Title

Labeling the disabled: Finding meaning as a participant of a district-level committee on special education

Date of Award

5-2000

Degree Type

Dissertation

Degree Name

Doctor of Education (EdD)

Department

Teaching and Leadership

Advisor(s)

Marilyn Tallerico

Keywords

Committee on Special Education, Disabled, Special education

Subject Categories

Disability and Equity in Education | Education Policy | Special Education and Teaching

Abstract

Under federal and New York state law and regulation, all public school districts must provide special education services to students identified as having educational disabilities. The process by which students are labeled disabled is highly prescribed. In each public school district, a multidisciplinary team of school personnel and parents oversees the labeling of students and the provision of special education services. In New York state, this multidisciplinary team of professionals and parents is called the Committee on Special Education (CSE).

The purpose of this study is to explore the experiences that members of one district-level Committee on Special Education have as they participate in the CSE process. This study examines the meaning that members, individually and collectively, make of their roles in this authoritative body which identifies students as disabled.

This research is a case study using the qualitative methods of interviews, participant observations, and document analyses. It provides a contextualized understanding of CSE activity from the perspectives of the persons who are closest to that process.

The principal findings of this research indicate that the individual members of one school district's CSE predicate their efforts to procure special education services for students on the social construction of disability as negative deviance. These well-intentioned persons, individually and collectively as the CSE, believe that disability is a deviance from accepted social norms and can be measured, quantified, and best addressed by special education.

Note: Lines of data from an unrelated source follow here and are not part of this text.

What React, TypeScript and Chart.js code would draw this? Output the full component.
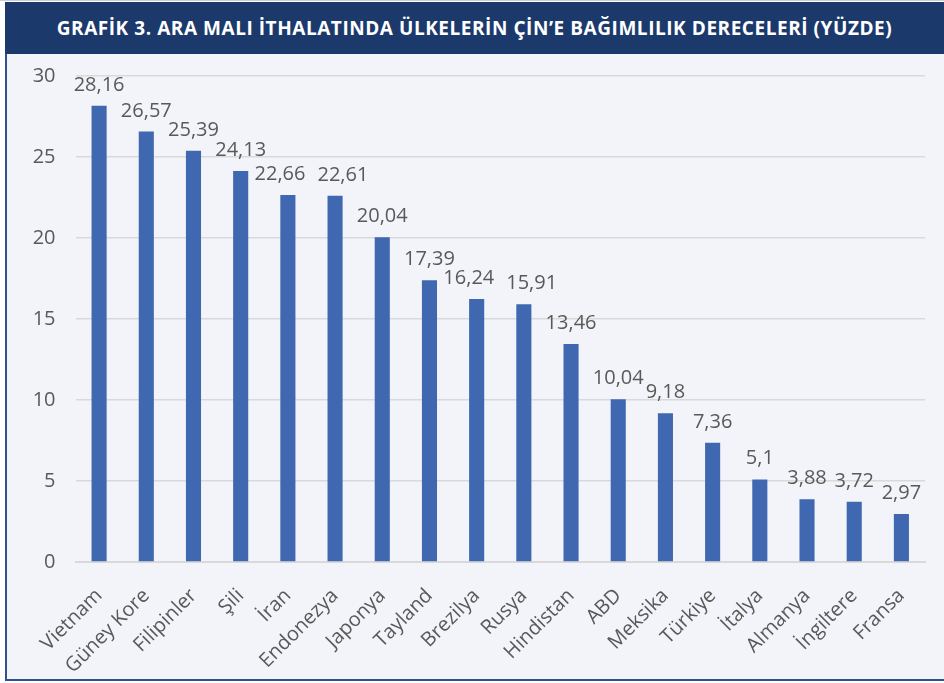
import React, { useEffect, useRef } from "react";
import { Chart, registerables } from "chart.js";

Chart.register(...registerables);

const titleText = "GRAFİK 3. ARA MALI İTHALATINDA ÜLKELERİN ÇİN’E BAĞIMLILIK DERECELERİ (YÜZDE)";
const countries = [
  "Vietnam", "Güney Kore", "Filipinler", "Şili", "İran", "Endonezya", "Japonya", "Tayland",
  "Brezilya", "Rusya", "Hindistan", "ABD", "Meksika", "Türkiye", "İtalya", "Almanya", "İngiltere", "Fransa",
];
const dependency = [
  28.16, 26.57, 25.39, 24.13, 22.66, 22.61, 20.04, 17.39, 16.24, 15.91, 13.46, 10.04, 9.18, 7.36, 5.1, 3.88, 3.72, 2.97,
];
const yMin = 0;
const yMax = 30;
const yStep = 5;

const FONT = "'Open Sans', 'Noto Sans', sans-serif";
const TEXT = "#595959";

// Draws value labels above bars; labels that crowd a neighbour are pushed apart.
const valueLabels = {
  id: "valueLabels",
  afterDatasetsDraw(chart: any) {
    const ctx = chart.ctx;
    const meta = chart.getDatasetMeta(0);
    ctx.save();
    ctx.font = `20px ${FONT}`;
    ctx.fillStyle = TEXT;
    ctx.textAlign = "center";
    ctx.textBaseline = "alphabetic";
    const items = meta.data.map((bar: any, i: number) => {
      const text = String(chart.data.datasets[0].data[i]).replace(".", ",");
      return { text, x: bar.x, y: bar.y - 15, w: ctx.measureText(text).width };
    });
    const minGap = 12;
    const trigger = 0;
    for (let i = 0; i < items.length - 1; i++) {
      const a = items[i];
      const b = items[i + 1];
      if (Math.abs(a.y - b.y) > 16) continue;
      const gap = b.x - b.w / 2 - (a.x + a.w / 2);
      if (gap < trigger) {
        const shift = (minGap - gap) / 2;
        a.x -= shift;
        b.x += shift;
      }
    }
    items.forEach((it: any) => ctx.fillText(it.text, it.x, it.y));
    ctx.restore();
  },
};

export default function App() {
  const ref = useRef<HTMLCanvasElement | null>(null);
  useEffect(() => {
    if (!ref.current) return;
    const chart = new Chart(ref.current, {
      type: "bar",
      data: {
        labels: countries,
        datasets: [
          {
            data: dependency,
            backgroundColor: "#4068b1",
            barPercentage: 0.64,
            categoryPercentage: 0.5,
          },
        ],
      },
      options: {
        animation: false,
        responsive: false,
        maintainAspectRatio: false,
        layout: { padding: { top: 76, right: 19, left: 0, bottom: 0 } },
        plugins: { legend: { display: false }, tooltip: { enabled: false }, title: { display: false } },
        scales: {
          x: {
            grid: { display: false },
            border: { display: true, color: "#d9d9d9", width: 2 },
            ticks: {
              maxRotation: 45,
              minRotation: 45,
              autoSkip: false,
              padding: 14,
              color: TEXT,
              font: { family: FONT, size: 20 },
            },
            afterFit: (scale: any) => {
              scale.height = 121;
            },
          },
          y: {
            min: yMin,
            max: yMax,
            grid: { color: "#d9d9d9", lineWidth: 1.5, drawTicks: false },
            border: { display: false },
            ticks: {
              stepSize: yStep,
              padding: 20,
              color: TEXT,
              font: { family: FONT, size: 20 },
            },
            afterFit: (scale: any) => {
              scale.width = 75.5;
            },
          },
        },
      },
      plugins: [valueLabels],
    });
    return () => chart.destroy();
  }, []);

  return (
    <div style={{ position: "absolute", left: 0, top: 0, width: 944, height: 683, background: "#ffffff", overflow: "hidden" }}>
      <div style={{ position: "absolute", left: 0, top: 0, width: 944, height: 1, background: "#c9ced8" }} />
      <div
        style={{
          position: "absolute",
          left: 5,
          top: 2,
          width: 939,
          height: 52,
          background: "#1b3a6b",
          color: "#ffffff",
          fontFamily: FONT,
          fontWeight: 700,
          fontSize: 19,
          display: "flex",
          alignItems: "center",
          justifyContent: "center",
          letterSpacing: 0.55,
          whiteSpace: "nowrap",
        }}
      >
        {titleText}
      </div>
      <div
        style={{
          position: "absolute",
          left: 5,
          top: 54,
          width: 939,
          height: 625,
          background: "#f3f4f9",
          borderLeft: "2px solid #2f5192",
          borderBottom: "2px solid #2f5192",
        }}
      />
      <canvas ref={ref} width={944} height={683} style={{ position: "absolute", left: 0, top: 0, width: 944, height: 683 }} />
    </div>
  );
}
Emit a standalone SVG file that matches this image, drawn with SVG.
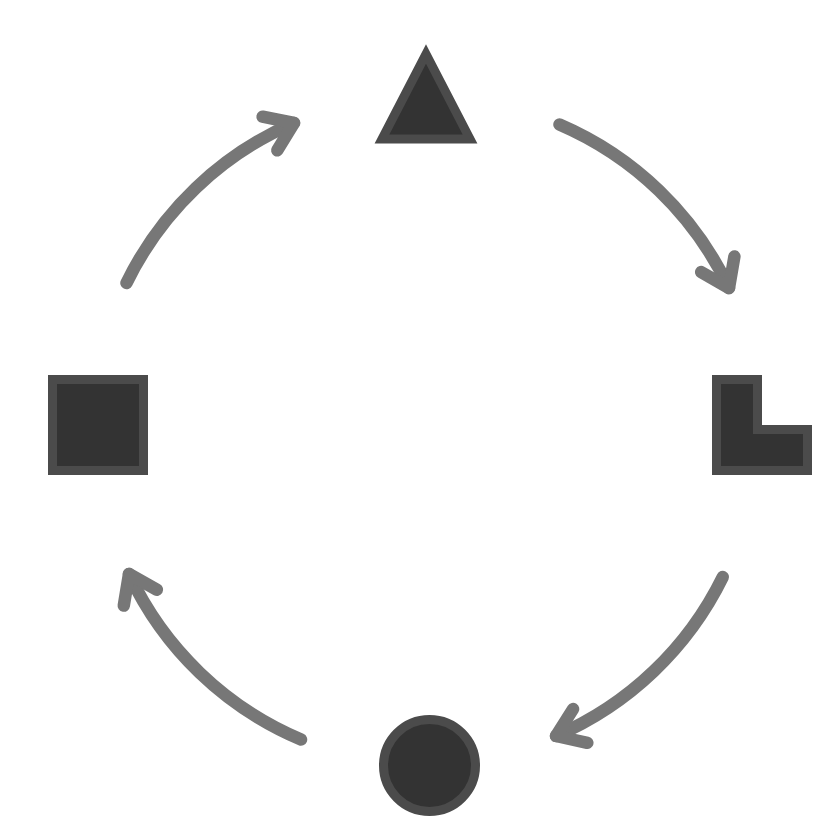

These beliefs undergird an entire system of professional competition. This school district's CSE's professional members use courtroom-like gaming strategies to procure special education services for students. These CSE members may suppress or overemphasize certain assessment results in order to strengthen arguments for or against labeling students disabled. The federal and state funding structures for special education services coerce CSE professionals to subscribe to the social construction of disability as negative deviance, and to label students as disabled. Because monies flow to school district based on the numbers of students identified as disabled and the level of educational supports they receive, CSE members participate in the acquisition of these funds by using their abilities to successfully argue to have students labeled disabled.